Diabetic eye disease occurs when high blood sugar levels cause damage to the blood vessels within the retina. The blood vessels can swell and leak, close and stop blood from passing through, or new, abnormal vessels can grow in the retina, all of which can cause vision loss.
Types of Diabetic Eye Disease
NDPR (non-proliferative diabetic retinopathy) is the early stage of diabetic eye disease where tiny blood vessels leak, causing the retina to swell. When the macula (located within the retina) swells, this is called macular edema, which is the most common reason people with diabetes lose their vision.
PDR (proliferative diabetic retinopathy) is what occurs when the retina begins growing new blood vessles, which is called neovascularization. The new vessels are fragile and often bleed into the vitreous. Little bleeding may cause floaters, while lots of bleeing may block all vision. The vessels can also cause scar tissue, which harms the macula and can lead to a detached retina.
The symptoms of diabetic eye disease include:
Vision that shifts from blurry to clear
An increased number of floaters
Blank or dark fields in vision
Poor night vision
Colors appear faded or washed out
If you have diabetes, it's important to have regular dilated eye exams so that diabetic eye disease can be found before it causes any vision loss.
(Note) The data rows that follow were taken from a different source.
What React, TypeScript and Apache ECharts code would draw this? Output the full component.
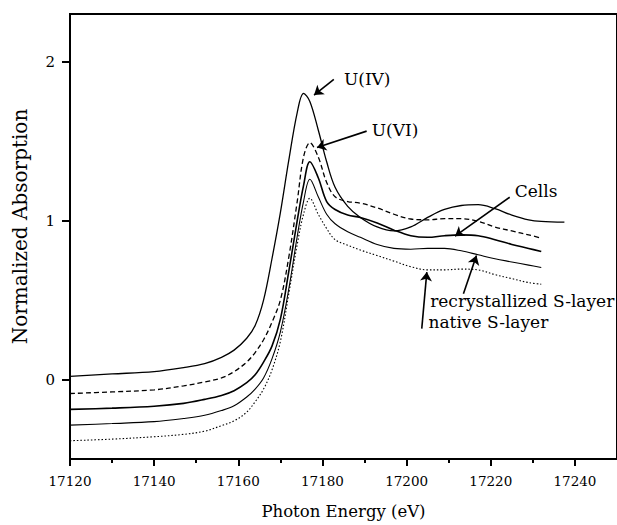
import React, { useEffect, useRef } from "react";
import * as echarts from "echarts";

// Photon energy grid (eV)
const energy = [
  17120, 17130, 17140, 17147, 17152, 17156, 17159, 17162, 17164, 17166, 17168,
  17170, 17172, 17174, 17175.5, 17177, 17179, 17181, 17183, 17186, 17189, 17193,
  17197, 17201, 17205, 17209, 17213, 17217, 17221, 17225, 17229, 17232, 17237.5,
];

// Normalized absorption (offset spectra)
const uIV = [
  0.02, 0.035, 0.05, 0.075, 0.1, 0.14, 0.185, 0.26, 0.34, 0.5, 0.76,
  1.05, 1.38, 1.68, 1.8, 1.75, 1.57, 1.37, 1.21, 1.09, 1.02, 0.96,
  0.935, 0.96, 1.02, 1.07, 1.095, 1.1, 1.075, 1.035, 1.005, 0.995, 0.99,
];
const uVI = [
  -0.088, -0.078, -0.065, -0.04, -0.015, 0.01, 0.05, 0.11, 0.17, 0.25, 0.36,
  0.5, 0.77, 1.12, 1.4, 1.49, 1.4, 1.24, 1.15, 1.12, 1.11, 1.08,
  1.04, 1.01, 1.005, 1.012, 1.012, 0.995, 0.96, 0.935, 0.91, 0.89, null,
];
const cells = [
  -0.188, -0.18, -0.168, -0.15, -0.125, -0.1, -0.07, -0.02, 0.03, 0.11, 0.21,
  0.38, 0.68, 1.0, 1.22, 1.37, 1.27, 1.12, 1.07, 1.035, 1.02, 0.985,
  0.94, 0.905, 0.895, 0.905, 0.91, 0.905, 0.88, 0.85, 0.825, 0.805, null,
];
const recrystallized = [
  -0.287, -0.277, -0.265, -0.245, -0.225, -0.195, -0.165, -0.11, -0.06, 0.01, 0.13,
  0.3, 0.57, 0.9, 1.12, 1.26, 1.15, 1.04, 0.98, 0.93, 0.895, 0.85,
  0.825, 0.82, 0.825, 0.825, 0.81, 0.785, 0.76, 0.74, 0.72, 0.705, null,
];
const nativeSLayer = [
  -0.385, -0.375, -0.36, -0.345, -0.325, -0.29, -0.26, -0.205, -0.14, -0.06, 0.06,
  0.24, 0.54, 0.85, 1.04, 1.14, 1.04, 0.95, 0.88, 0.845, 0.815, 0.78,
  0.745, 0.71, 0.69, 0.69, 0.695, 0.69, 0.66, 0.635, 0.61, 0.6, null,
];

const xMajorTicks = [17120, 17140, 17160, 17180, 17200, 17220, 17240];
const xMinorTicks = [17130, 17150, 17170, 17190, 17210, 17230];
const yTicks = [0, 1, 2];

// Annotation labels and arrows, in data coordinates [energy, absorption]
const annotationTexts = ["U(IV)", "U(VI)", "Cells", "recrystallized S-layer", "native S-layer"];
const annotationTextPos = [
  [17185.1, 1.889],
  [17191.7, 1.569],
  [17225.7, 1.186],
  [17205.6, 0.496],
  [17205.2, 0.364],
];
const arrowFrom = [
  [17182.7, 1.889],
  [17190.5, 1.563],
  [17224.5, 1.147],
  [17213.5, 0.54],
  [17203.6, 0.32],
];
const arrowTo = [
  [17178.0, 1.79],
  [17178.7, 1.46],
  [17211.5, 0.902],
  [17216.6, 0.78],
  [17204.8, 0.676],
];

const FONT = "DejaVu Serif";

function pairs(vals: (number | null)[]) {
  return energy.map((e, i) => [e, vals[i]]);
}

export default function App() {
  const ref = useRef<HTMLDivElement>(null);

  useEffect(() => {
    if (!ref.current) return;
    const chart = echarts.init(ref.current, undefined, { renderer: "svg" });

    const lineBase = {
      type: "line" as const,
      showSymbol: false,
      symbol: "none",
      smooth: 0.35,
      connectNulls: false,
      silent: true,
      xAxisIndex: 0,
      yAxisIndex: 0,
    };

    const arrows = arrowFrom.map((f, i) => [
      { coord: f, symbol: "none" },
      { coord: arrowTo[i], symbol: "arrow" },
    ]);

    chart.setOption({
      animation: false,
      backgroundColor: "#fff",
      grid: {
        left: 70,
        top: 14,
        right: -3,
        bottom: 64,
        show: true,
        borderColor: "#000",
        borderWidth: 2,
        backgroundColor: "transparent",
      },
      xAxis: [
        {
          type: "value",
          min: 17120,
          max: 17250,
          position: "bottom",
          axisLine: { show: true, onZero: false, lineStyle: { color: "#000", width: 2 } },
          axisTick: { show: true, customValues: xMajorTicks, length: 7, lineStyle: { color: "#000", width: 2 } },
          axisLabel: {
            show: true,
            customValues: xMajorTicks,
            formatter: (v: number) => String(v),
            margin: 15,
            color: "#000",
            fontFamily: FONT,
            fontSize: 13.5,
          },
          splitLine: { show: false },
          name: "Photon Energy (eV)",
          nameLocation: "middle",
          nameGap: 44,
          nameTextStyle: { color: "#000", fontFamily: FONT, fontSize: 16.5 },
        },
        {
          type: "value",
          min: 17120,
          max: 17250,
          position: "bottom",
          axisLine: { show: false, onZero: false },
          axisTick: { show: true, customValues: xMinorTicks, length: 4, lineStyle: { color: "#000", width: 2 } },
          axisLabel: { show: false },
          splitLine: { show: false },
        },
      ],
      yAxis: {
        type: "value",
        min: -0.5,
        max: 2.3,
        axisLine: { show: true, onZero: false, lineStyle: { color: "#000", width: 2 } },
        axisTick: { show: true, customValues: yTicks, length: 8, lineStyle: { color: "#000", width: 2 } },
        axisLabel: {
          show: true,
          customValues: yTicks,
          margin: 15,
          color: "#000",
          fontFamily: FONT,
          fontSize: 15,
        },
        splitLine: { show: false },
        name: "Normalized Absorption",
        nameLocation: "middle",
        nameGap: 40,
        nameTextStyle: { color: "#000", fontFamily: FONT, fontSize: 20, padding: [0, 0, 0, 20] },
      },
      series: [
        {
          ...lineBase,
          name: "U(IV)",
          data: pairs(uIV),
          lineStyle: { color: "#000", width: 1.3, type: "solid" },
          markLine: {
            silent: true,
            symbol: ["none", "arrow"],
            symbolSize: 9,
            label: { show: false },
            lineStyle: { color: "#000", width: 1.6, type: "solid" },
            data: arrows,
          },
        },
        {
          ...lineBase,
          name: "U(VI)",
          data: pairs(uVI),
          lineStyle: { color: "#000", width: 1.3, type: [5, 3] },
        },
        {
          ...lineBase,
          name: "Cells",
          data: pairs(cells),
          lineStyle: { color: "#000", width: 1.6, type: "solid" },
        },
        {
          ...lineBase,
          name: "recrystallized S-layer",
          data: pairs(recrystallized),
          lineStyle: { color: "#000", width: 1.1, type: "solid" },
        },
        {
          ...lineBase,
          name: "native S-layer",
          data: pairs(nativeSLayer),
          lineStyle: { color: "#000", width: 1.1, type: [1.5, 2] },
        },
      ],
    });

    const graphics = annotationTexts.map((t, i) => {
      const p = chart.convertToPixel({ xAxisIndex: 0, yAxisIndex: 0 }, annotationTextPos[i]) as number[];
      return {
        type: "text",
        x: p[0],
        y: p[1],
        silent: true,
        style: {
          text: t,
          fill: "#000",
          font: `17px "${FONT}"`,
          textAlign: "left",
          textVerticalAlign: "middle",
        },
      };
    });
    chart.setOption({ graphic: graphics });

    return () => chart.dispose();
  }, []);

  return (
    <div
      ref={ref}
      style={{ position: "fixed", left: 0, top: 0, width: 617, height: 525, background: "#fff" }}
    />
  );
}
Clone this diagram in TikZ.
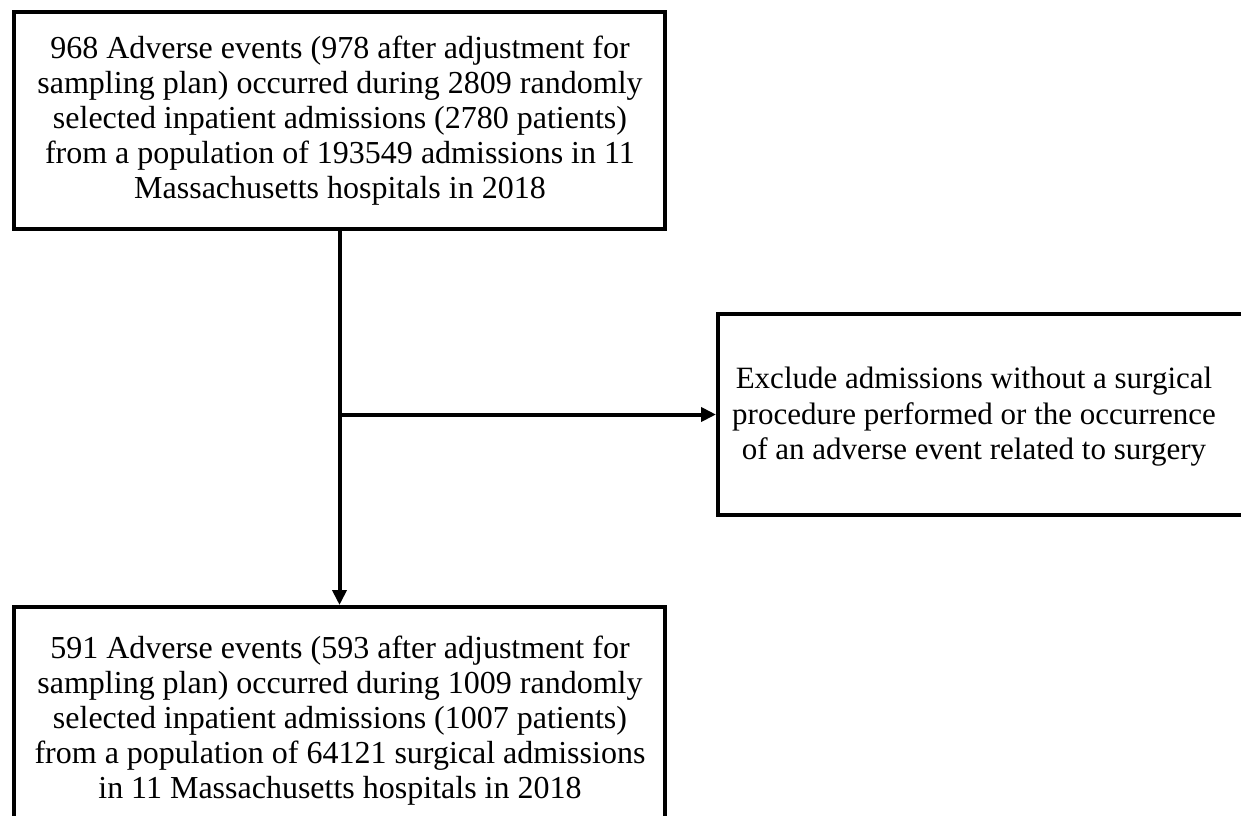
\documentclass[tikz,border=0pt]{standalone}
\usepackage{fontspec}
\setmainfont{Liberation Serif}
\usetikzlibrary{arrows.meta}
\begin{document}
\begin{tikzpicture}[x=1pt,y=-1pt,
  box/.style={draw=black,line width=4pt,fill=none,inner sep=0pt},
  txt/.style={align=center,inner sep=0pt,font=\fontsize{32}{35}\selectfont},
  txtside/.style={txt,font=\fontsize{31}{35.5}\selectfont},
  flow/.style={line width=4pt,-{Triangle[length=15pt,width=14pt]}}]
\useasboundingbox (0,0) rectangle (1241,815);
\clip (0,0) rectangle (1241,815);
\fill[white] (0,0) rectangle (1241,815);

% study population box
\node[box,minimum width=651pt,minimum height=217pt] (pop) at (339.5,120.5) {};
\node[txt] (poptext) at (340,121) {968 Adverse events (978 after adjustment for\\
sampling plan) occurred during 2809 randomly\\
selected inpatient admissions (2780 patients)\\
from a population of 193549 admissions in 11\\
Massachusetts hospitals in 2018};

% exclusion box (runs past the right margin)
\node[box,minimum width=560pt,minimum height=201pt] (excl) at (998,414.5) {};
\node[txtside] (excltext) at (974,417) {Exclude admissions without a surgical\\
procedure performed or the occurrence\\
of an adverse event related to surgery};

% surgical cohort box (runs past the bottom margin)
\node[box,minimum width=651pt,minimum height=240pt] (surg) at (339.5,727) {};
\node[txt] (surgtext) at (340,721) {591 Adverse events (593 after adjustment for\\
sampling plan) occurred during 1009 randomly\\
selected inpatient admissions (1007 patients)\\
from a population of 64121 surgical admissions\\
in 11 Massachusetts hospitals in 2018};

% connectors
\coordinate (branch) at (pop.south |- excl.west);
\draw[flow] (pop.south) -- (surg.north);
\draw[flow] (branch) -- (excl.west);
\end{tikzpicture}
\end{document}
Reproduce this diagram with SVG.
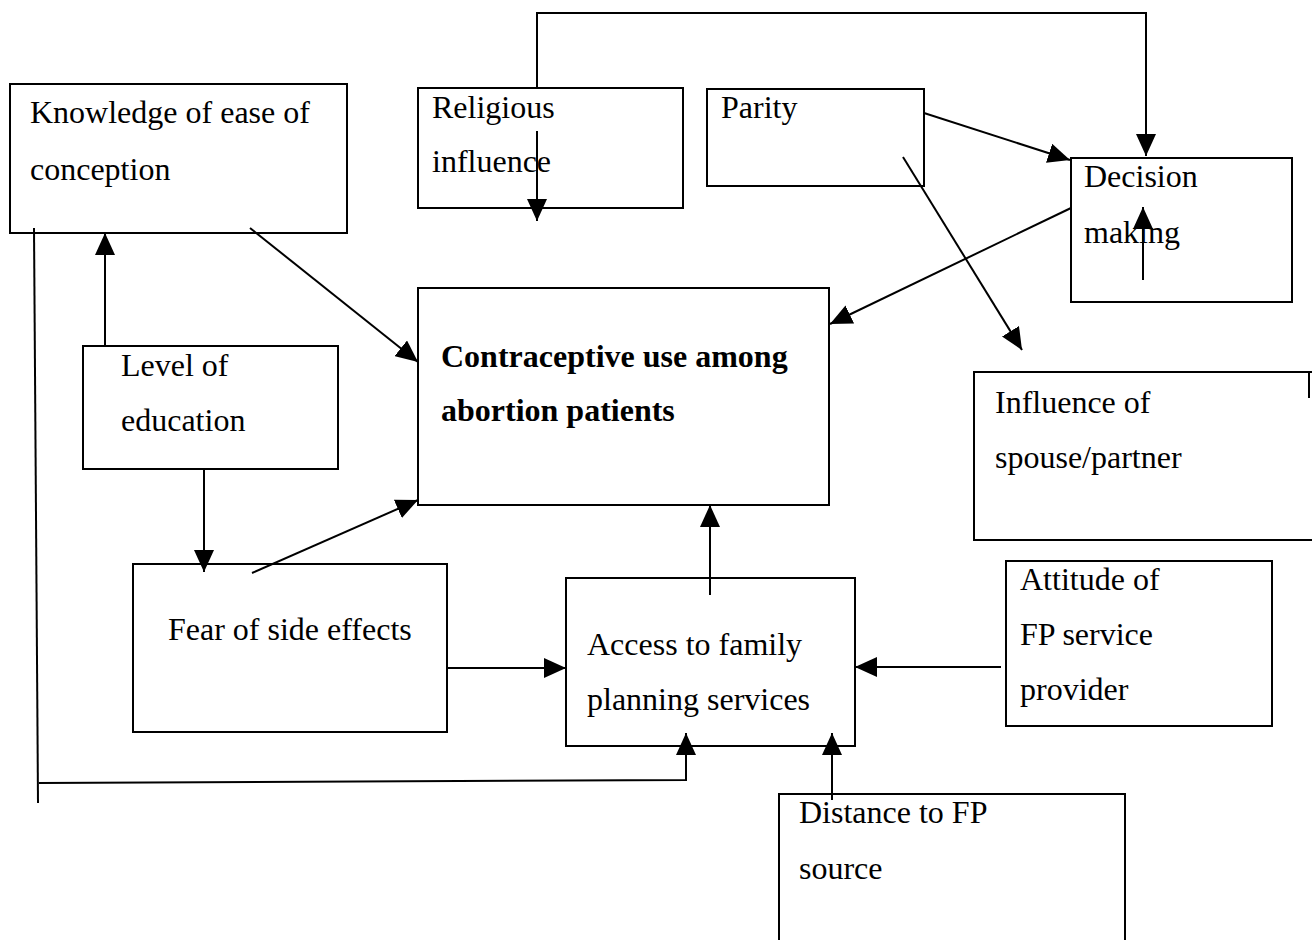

With diabetic eye disease, controlling your blood sugar is very important. Sometimes vision can even be brought back if good blood sugar levels are maintained. Other treatments include eye injections to reduce macular swelling, laser surgery to seal leaking blood vessels, and vitrectomy surgery to remove vitreous gel and blood from leaking vessels, allow light rays to focus on the retina again, and potentially remove scar tissue from the retina.